COLUMBUS, Ohio | Landon Donovan is caught between two continents.

As the United States meets Mexico on Wednesday to open the final round of World Cup qualifying, Donovan, on loan to Germany’s Bayern Munich, is waiting to hear whether Major League Soccer’s Los Angeles Galaxy will let him stay in Europe after the agreement ends next month.

But that’s in the future. For now, all Donovan cares about is the game at hand.

“Let’s talk about Mexico today,” he said twice Tuesday night when asked pointed questions about his future.

Donovan arrived in Columbus on Monday night after crossing the Atlantic. No fan of travel, he said his time with Bayern had prepared him for the showdown with Mexico.

“I’ve always been ready for this game. I’m excited for it tomorrow,” he said. “In the future I’ll always be excited for it no matter where I am. So it doesn’t really change anything - except that I traveled a little further to get here.”

If Donovan stays in Europe, he won’t be the first acclaimed Galaxy player to do so. David Beckham is considering a move to AC Milan to strengthen his chances of playing in the 2010 World Cup in South Africa.

Donovan has previously said he would like to remain in Europe after his loan deal with Bayern Munich expires. He has been in Germany for only a few weeks and has seen only limited game action, mostly coming off the bench to fill in for forwards Miroslav Klose and Luca Toni. But he likely will see more playing time in the coming weeks.

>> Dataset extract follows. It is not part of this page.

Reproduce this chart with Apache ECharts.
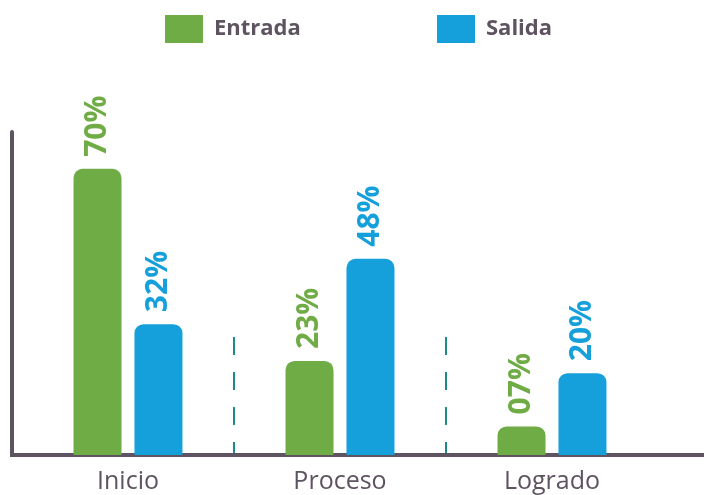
<!DOCTYPE html>
<html>
<head>
<meta charset="utf-8">
<script src="https://cdn.jsdelivr.net/npm/echarts@6/dist/echarts.min.js"></script>
<style>
html,body{margin:0;padding:0;background:#fff;}
#chart{width:704px;height:495px;}
</style>
</head>
<body>
<div id="chart"></div>
<script>
var categories = ['Inicio', 'Proceso', 'Logrado'];
var entrada = [70, 23, 7];
var salida = [32, 48, 20];
var seriesNames = ['Entrada', 'Salida'];

var GREEN = '#6fac45';
var BLUE = '#16a0db';
var AXIS = '#5e5360';
var TEAL = '#1b8b86';
var FONT = '"Open Sans", sans-serif';

function pct(p) {
  var v = String(p.value);
  if (v.length < 2) v = '0' + v;
  return v + '%';
}

function barLabel(color) {
  return {
    show: true, position: 'top', rotate: 90, align: 'left', verticalAlign: 'middle',
    distance: 12, formatter: pct, color: color,
    fontFamily: FONT, fontWeight: 'bold', fontSize: 30
  };
}

var legendText = {color: AXIS, fontFamily: FONT, fontWeight: 'bold', fontSize: 22, padding: [0, 0, 0, 6]};

var option = {
  backgroundColor: '#fff',
  animation: false,
  legend: [
    {left: 165, top: 15, padding: 0, itemWidth: 38, itemHeight: 28, icon: 'rect', data: [seriesNames[0]], textStyle: legendText, selectedMode: false},
    {left: 437, top: 15, padding: 0, itemWidth: 38, itemHeight: 28, icon: 'rect', data: [seriesNames[1]], textStyle: legendText, selectedMode: false}
  ],
  grid: [
    {left: 22, right: 46, top: 132, bottom: 40},
    {left: 12, right: 0, top: 132, bottom: 40},
    {left: 22, right: 46, top: 337, bottom: 40}
  ],
  xAxis: [
    {
      type: 'category', gridIndex: 0, data: categories,
      axisLine: {show: false}, axisTick: {show: false}, splitLine: {show: false},
      axisLabel: {color: AXIS, fontFamily: FONT, fontSize: 25, margin: 14}
    },
    {
      type: 'value', gridIndex: 1, min: 0, max: 1, offset: 2,
      axisLine: {show: true, lineStyle: {color: AXIS, width: 4, cap: 'square'}},
      axisTick: {show: false}, axisLabel: {show: false}, splitLine: {show: false}
    },
    {
      type: 'category', gridIndex: 2, data: categories,
      axisLine: {show: false}, axisTick: {show: false}, axisLabel: {show: false},
      splitLine: {show: true, showMinLine: false, showMaxLine: false,
        lineStyle: {color: TEAL, width: 2, type: [18, 17]}}
    }
  ],
  yAxis: [
    {
      type: 'value', gridIndex: 0, min: 0, max: 79,
      axisLine: {show: false}, axisTick: {show: false}, axisLabel: {show: false}, splitLine: {show: false}
    },
    {
      type: 'value', gridIndex: 1, min: 0, max: 1,
      axisLine: {show: true, lineStyle: {color: AXIS, width: 4}},
      axisTick: {show: false}, axisLabel: {show: false}, splitLine: {show: false}
    },
    {
      type: 'value', gridIndex: 2, min: 0, max: 1, show: false
    }
  ],
  series: [
    {
      name: seriesNames[0], type: 'bar', xAxisIndex: 0, yAxisIndex: 0, data: entrada,
      barWidth: 48, barGap: '27%', z: 3,
      itemStyle: {color: GREEN, borderRadius: [9, 9, 0, 0]},
      label: barLabel(GREEN)
    },
    {
      name: seriesNames[1], type: 'bar', xAxisIndex: 0, yAxisIndex: 0, data: salida,
      barWidth: 48, barGap: '27%', z: 3,
      itemStyle: {color: BLUE, borderRadius: [9, 9, 0, 0]},
      label: barLabel(BLUE)
    }
  ]
};

var chart = echarts.init(document.getElementById('chart'), null, {renderer: 'canvas'});
chart.setOption(option);
</script>
</body>
</html>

By early March, a decision will have to be made whether he will return to Los Angeles to play MLS.

He declined to speculate on his plans or those of his employers. Returning to the theme of playing Mexico instead of talking about his own future, Donovan did say that he remains motivated to play in World Cup matches for the United States.

“Regardless of where I am, where I was or where I will be, this game’s always the same,” he said.

Donovan answered questions from a media throng in both English and Spanish. He said he learned to speak Spanish from players - many from Mexico, South and Central America - who were teammates of his when he was younger.

As always, he remained confident of the American side’s chances. He said the series with Mexico has changed dramatically from when he first played on U.S. teams against the Tricolores.

The two sides have met 54 times since 1934, with Mexico winning 29 and the United States 14. But since 1999 the United States has won nine of 13 meetings - including the two previous World Cup qualifiers at Crew Stadium, by 2-0 counts in 2001 and 2005.

No longer does Mexico come in expecting to beat the Americans.

“I would guess that the tone of it has changed, for sure, since we first played them a long time ago,” he said. “That’s good. But it doesn’t give us any advantage for tomorrow. Yes, we’re confident, but it doesn’t matter what the media is saying. When they show up tomorrow, they’re going to be good regardless of what’s going on.”

Over the years, Donovan has said that playing for his country is among the most important things to him in his soccer career. International games still get his blood pumping.

“It’s just fun,” he said. “Anybody in any job, when there’s a more exciting opportunity or atmosphere or whatever, you’re going to be more excited and more prepared for it. That’s the way this is.”